Teaming up Si Spencer with Gaiman to write Books of Magick (the first storyline was co-plotted by both of them, then Spencer writes the actual comic) works quite nicely and gives me hope for the future of the series. We’re starting in the middle of the story, but Spencer carefully doles out the information we need versus that which isn’t necessary. It isn’t necessary to know how Jerusalem got taken over by demons, for instance, or how the world was first invaded. Instead Spencer focuses on the here and now; the mystery of where Tim Hunter was hidden, or Zatanna’s quest for the various keys. It’s a slow surrender of information, and as each piece of the puzzle falls into place it results in a richer big picture to concentrate on. Spencer and Gaiman have also created an interesting world for Tim to be spirited away in; the idea of a world where no magic also meant no religion or mythology, for instance, is an intriguing one and it begs the question of just where exactly Tim truly is. At the same time, the first glimmerings of magic in this world are made all the creepier upon their arrival, truly appearing as something alien and impossible as bookstores flood with water, or people are vaporized on the street. Magic should be out of the ordinary and creepy, and that’s what we get in Books of Magick.

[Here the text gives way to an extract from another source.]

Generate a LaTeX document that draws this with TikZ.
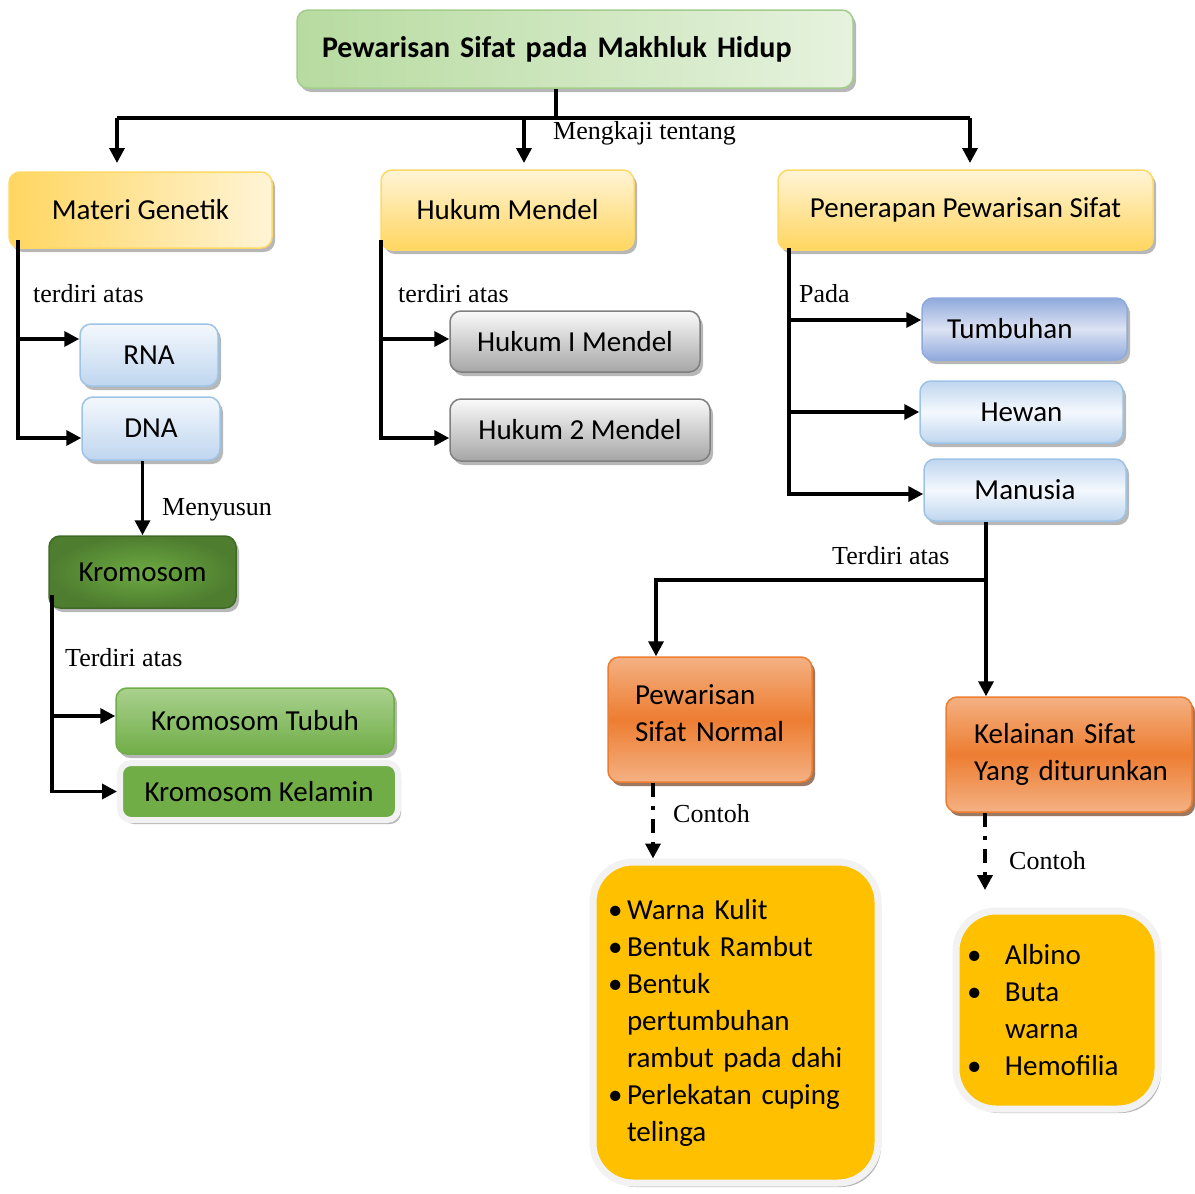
\documentclass[tikz,border=0pt]{standalone}
\usepackage{fontspec}
\setmainfont{Liberation Serif}
\newfontfamily\boxfont{Carlito}
\usetikzlibrary{arrows.meta,shadows}

\definecolor{titleA}{HTML}{B7DBA0}
\definecolor{titleB}{HTML}{E6F2DE}
\definecolor{titleLine}{HTML}{A3CD8A}
\definecolor{yelA}{HTML}{FFD660}
\definecolor{yelB}{HTML}{FFF4D6}
\definecolor{yelLine}{HTML}{FFD966}
\definecolor{bluA}{HTML}{F4F8FD}
\definecolor{bluB}{HTML}{BFD6EF}
\definecolor{bluLine}{HTML}{9DC3E6}
\definecolor{tumA}{HTML}{DCE3F3}
\definecolor{tumB}{HTML}{90A9DC}
\definecolor{tumLine}{HTML}{8FAADC}
\definecolor{grayA}{HTML}{FAFAFA}
\definecolor{grayB}{HTML}{A6A6A6}
\definecolor{grayLine}{HTML}{7F7F7F}
\definecolor{kroA}{HTML}{6DAA42}
\definecolor{kroB}{HTML}{4E7D2F}
\definecolor{kroLine}{HTML}{3F6A26}
\definecolor{grnA}{HTML}{A9D18E}
\definecolor{grnB}{HTML}{70AD47}
\definecolor{orA}{HTML}{F4B183}
\definecolor{orB}{HTML}{ED7D31}
\definecolor{orShadow}{HTML}{843C0C}
\definecolor{gold}{HTML}{FFC000}
\definecolor{ring}{HTML}{F2F2F2}

\newcommand{\bitem}[1][19pt]{\makebox[#1][l]{\textbullet}}

\tikzset{
  box/.style={rounded corners=11pt, inner sep=0pt, line width=1.5pt,
    font=\boxfont\fontsize{29}{37}\selectfont,
    drop shadow={shadow xshift=3pt, shadow yshift=-4pt, opacity=.4, fill=black!70}},
  ybox/.style={box, draw=yelLine, top color=yelB, bottom color=yelA},
  bbox/.style={box, draw=bluLine, top color=bluA, bottom color=bluB},
  gbox/.style={box, draw=grayLine, top color=grayA, bottom color=grayB},
  obox/.style={box, draw=orB, top color=orA, bottom color=orA, middle color=orB,
    drop shadow={shadow xshift=3pt, shadow yshift=-4pt, fill=orShadow}},
  listbox/.style={box, rounded corners=40pt, draw=ring, line width=7pt, fill=gold, align=left},
  lbl/.style={font=\fontsize{26}{30}\selectfont, inner sep=0pt, anchor=west},
  line/.style={line width=3.5pt},
  arr/.style={line width=3.5pt, -{Triangle[length=15pt,width=15pt]}},
  dasharr/.style={arr, dash pattern=on 14pt off 9pt on 4pt off 9pt}
}

\begin{document}
\begin{tikzpicture}[x=1pt, y=-1pt]
  \useasboundingbox (0,0) rectangle (1195,1194);

  % top of the map
  \node[box, draw=titleLine, left color=titleA, right color=titleB, text width=506pt, align=left,
        minimum width=556, minimum height=78, font=\boxfont\bfseries\fontsize{30}{36}\selectfont]
        (title) at (575,49) {Pewarisan Sifat pada Makhluk Hidup};
  \node[ybox, left color=yelA, right color=yelB, minimum width=263, minimum height=76] (mg) at (140.5,210) {Materi Genetik};
  \node[ybox, minimum width=253, minimum height=80] (hm) at (507.5,210) {Hukum Mendel};
  \node[ybox, minimum width=375, minimum height=80] (pps) at (965.5,210) {Penerapan Pewarisan Sifat};

  \coordinate (hub) at (556,118);
  \coordinate (tipmg) at (117,163);
  \coordinate (tiphm) at (524,163);
  \coordinate (tippps) at (970,163);
  \draw[line] (title.south -| hub) -- (hub);
  \draw[line] (hub -| tipmg) -- (hub -| tippps);
  \draw[arr] (hub -| tipmg) -- (tipmg);
  \draw[arr] (hub -| tiphm) -- (tiphm);
  \draw[arr] (hub -| tippps) -- (tippps);
  \node[lbl] (kaji) at (553,133) {Mengkaji tentang};

  % materi genetik
  \node[bbox, minimum width=138, minimum height=62] (rna) at (149,355) {RNA};
  \node[bbox, minimum width=138, minimum height=63] (dna) at (151,428.5) {DNA};
  \coordinate (mgfoot) at (18,240);
  \draw[arr] (mgfoot) |- ([yshift=16pt]rna.west);
  \draw[arr] (mgfoot) |- ([yshift=-9.5pt]dna.west);
  \node[lbl] (mgterdiri) at (33,294) {terdiri atas};

  % kromosom
  \node[box, draw=kroLine, shading=radial, inner color=kroA, outer color=kroB,
        minimum width=187, minimum height=72] (kro) at (142.5,572) {Kromosom};
  \draw[arr] (kro.north |- dna.south) -- (kro.north);
  \node[lbl] (susun) at (162,510) {Menyusun};

  \node[box, draw=grnB, top color=grnA, bottom color=grnB, minimum width=278, minimum height=66] (kt) at (255,721) {Kromosom Tubuh};
  \node[box, draw=ring, line width=6pt, fill=grnB, minimum width=278, minimum height=57] (kk) at (259,791.5) {Kromosom Kelamin};
  \coordinate (krofoot) at (52,595);
  \draw[arr] (krofoot) |- ([yshift=5pt]kt.west);
  \draw[arr] (krofoot) |- (kk.west);
  \node[lbl] (kroterdiri) at (65,658) {Terdiri atas};

  % hukum mendel
  \node[gbox, minimum width=250, minimum height=61] (hm1) at (575,341.5) {Hukum I Mendel};
  \node[gbox, minimum width=260, minimum height=62] (hm2) at (580,430) {Hukum 2 Mendel};
  \coordinate (hmfoot) at (381,240);
  \draw[arr] (hmfoot) |- ([yshift=2.5pt]hm1.west);
  \draw[arr] (hmfoot) |- ([yshift=-8pt]hm2.west);
  \node[lbl] (hmterdiri) at (398,294) {terdiri atas};

  % penerapan
  \node[box, draw=tumLine, top color=tumB, bottom color=tumB, middle color=tumA, text width=155pt, align=left,
        minimum width=205, minimum height=62] (tum) at (1024.5,329) {Tumbuhan};
  \node[bbox, top color=bluB, bottom color=bluB, middle color=bluA, minimum width=203, minimum height=62] (hew) at (1021.5,412) {Hewan};
  \node[bbox, top color=bluB, bottom color=bluB, middle color=bluA, minimum width=202, minimum height=62] (man) at (1025,490) {Manusia};
  \coordinate (ppsfoot) at (789,248);
  \draw[arr] (ppsfoot) |- ([yshift=9pt]tum.west);
  \draw[arr] (ppsfoot) |- (hew.west);
  \draw[arr] (ppsfoot) |- ([yshift=-4pt]man.west);
  \node[lbl] (pada) at (799,294) {Pada};

  % pewarisan normal / kelainan
  \node[obox, text width=150pt, align=left, minimum width=204, minimum height=125] (psn) at (710,719.5)
    {Pewarisan\\Sifat Normal\\[-24pt]\mbox{}};
  \node[obox, text width=190pt, align=left, minimum width=246, minimum height=115] (kel) at (1069,754.5)
    {\mbox{Kelainan Sifat}\\\mbox{Yang diturunkan}};
  \coordinate (split) at (986,580);
  \draw[line] (man.south -| split) -- (split);
  \draw[arr] (split) -- (kel.north -| split);
  \draw[arr] (split) -| ([xshift=-54pt]psn.north);
  \node[lbl] (manterdiri) at (832,556) {Terdiri atas};

  % contoh
  \node[listbox, text width=255pt, minimum width=285, minimum height=321] (ex1) at (735.5,1022.5)
    {\bitem Warna Kulit\\ \bitem Bentuk Rambut\\ \bitem Bentuk\\ \hspace*{19pt}pertumbuhan\\
     \hspace*{19pt}rambut pada dahi\\ \bitem Perlekatan cuping\\ \hspace*{19pt}telinga};
  \node[listbox, text width=180pt, minimum width=202, minimum height=198] (ex2) at (1057,1010)
    {\bitem[38pt]Albino\\ \bitem[38pt]Buta\\ \hspace*{38pt}warna\\ \bitem[38pt]Hemofilia};
  \coordinate (ex2tip) at (985,890);
  \draw[dasharr] ([xshift=-57pt]psn.south) -- ([xshift=-57pt]psn.south |- ex1.north);
  \draw[dasharr] (kel.south -| ex2tip) -- (ex2tip);
  \node[lbl] (contoh1) at (673,814) {Contoh};
  \node[lbl] (contoh2) at (1009,861) {Contoh};
\end{tikzpicture}
\end{document}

Of course, if you want magic that’s unsettling, Dean Ormston is a great selection on who to draw the book. Ormston’s character designs have always looked slightly sinister and out of the ordinary, from gigantic mask-headed demons to gigantic eyeballs with roots that people communicate through. It’s hard to describe why Ormston’s art always looks slightly creepy; maybe it’s his skillful use of shadow, or an innate sense to make everything just a little off-kilter. He’s able to make menace in tropical fish swimming around our protagonist, to say nothing of gigantic tattooed creatures from our nightmares.

The team of Spencer, Gaiman, and Ormston have created something different and creepy in Books of Magick: Life During Wartime. I hope it’s able to keep an audience, because I think that they’ve found a way to make Tim Hunter both recognizable to old fans, and interesting to new readers. I’m dying to read the third issue, so they’re definitely doing something right.